Personal information
- Nationality: Romania
- Born: 10 February 1987 (age 39) Râmnicu Vâlcea, Romania
- Height: 1.59 m (5 ft 2+1⁄2 in)
- Weight: 48 kg (106 lb)

Sport
- Sport: Wrestling
- Event: Freestyle
- Club: CSA Steaua Bucuresti
- Coached by: Arpad Matefi

Medal record
Women's freestyle wrestling
Representing Romania
European Championships
| Silver medal – second place | 2009 Vilnius | 48 kg |
| Silver medal – second place | 2010 Baku | 51 kg |
| Silver medal – second place | 2011 Dortmund | 51 kg |
| Silver medal – second place | 2012 Belgrade | 48 kg |

= Estera Dobre =

Romanian wrestler (born 1987)

Estera Dobre (born February 10, 1987, in Râmnicu Vâlcea) is an amateur Romanian wrestler, who competed in the women's flyweight category.
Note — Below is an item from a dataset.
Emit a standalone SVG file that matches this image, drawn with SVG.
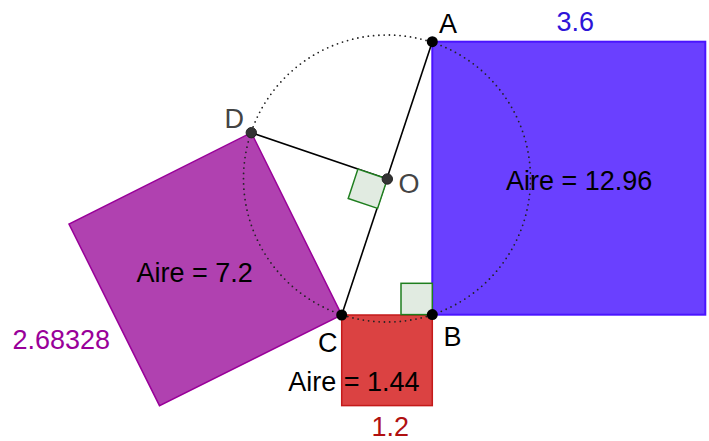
<svg xmlns="http://www.w3.org/2000/svg" width="709" height="441" viewBox="0 0 709 441">
<style>
text{font-family:"Liberation Sans",Arial,sans-serif;font-size:27px}
.lbl{fill:#000}
.gl{fill:#444}
.seg{stroke:#000;stroke-width:1.6;fill:none}
.ra{fill:#e1ebe1;stroke:#1f7f1f;stroke-width:1.5}
.pt{fill:#000}
.ptg{fill:#333;stroke:#222;stroke-width:1}
</style>
<rect width="709" height="441" fill="#fff"/>
<g id="sq-purple">
<polygon points="251.3,132.7 341.7,315 159.5,405.7 69,224" fill="#b041b0" stroke="#990099" stroke-width="1.5"/>
<text x="136.5" y="281.5" class="lbl">Aire = 7.2</text>
<text x="12.5" y="349" fill="#990099">2.68328</text>
</g>
<g id="sq-red">
<rect x="341.7" y="315" width="90.6" height="90.6" fill="#db4242" stroke="#c41a1a" stroke-width="1.5"/>
<text x="288.3" y="390.7" class="lbl">Aire = 1.44</text>
<text x="371.5" y="436" fill="#b01010">1.2</text>
</g>
<g id="sq-blue">
<rect x="432.3" y="41.7" width="273" height="273" fill="#6a40ff" stroke="#4a14ff" stroke-width="2"/>
<text x="506" y="190" class="lbl">Aire = 12.96</text>
<text x="556.5" y="30.7" fill="#2e14d8">3.6</text>
</g>
<g id="circle">
<circle cx="387" cy="178.5" r="143.5" fill="none" stroke="#222" stroke-width="1.8" stroke-linecap="round" stroke-dasharray="0 5.3"/>
</g>
<g id="connectors">
<line x1="432.3" y1="41.7" x2="341.7" y2="315" class="seg"/>
<line x1="251.3" y1="132.7" x2="387.3" y2="179" class="seg"/>
</g>
<g id="right-angles">
<rect x="401" y="283.3" width="31.3" height="31.3" class="ra"/>
<polygon points="387.3,179 357.9,169.1 348.2,198.5 377.6,208.4" class="ra"/>
</g>
<g id="pt-A"><circle cx="432.3" cy="41.7" r="5.5" class="pt"/><text x="439" y="33" class="lbl">A</text></g>
<g id="pt-B"><circle cx="432.3" cy="314.6" r="5.5" class="pt"/><text x="443.5" y="346" class="lbl">B</text></g>
<g id="pt-C"><circle cx="341.7" cy="315" r="5.5" class="pt"/><text x="318" y="351.5" class="lbl">C</text></g>
<g id="pt-D"><circle cx="251.3" cy="132.7" r="5.2" class="ptg"/><text x="224.5" y="127.5" class="gl">D</text></g>
<g id="pt-O"><circle cx="387.3" cy="179" r="5.2" class="ptg"/><text x="398.5" y="193" class="gl">O</text></g>
</svg>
Between 2009 and 2012, Dobre won a total of four silver medals for the 48 and 51 kg classes at the European Wrestling Championships. She was disqualified from the 2013 European Wrestling Championships on a positive doping sample and given a two-year ban. She is also a member of CSA Steaua Bucuresti, and is coached and trained by Arpad Matefi.

Dobre represented Romania at the 2008 Summer Olympics in Beijing, where she competed for the women's 48 kg class. She received a bye for the second preliminary round, before losing out to El Salvador's Íngrid Medrano, with a technical score of 8–12.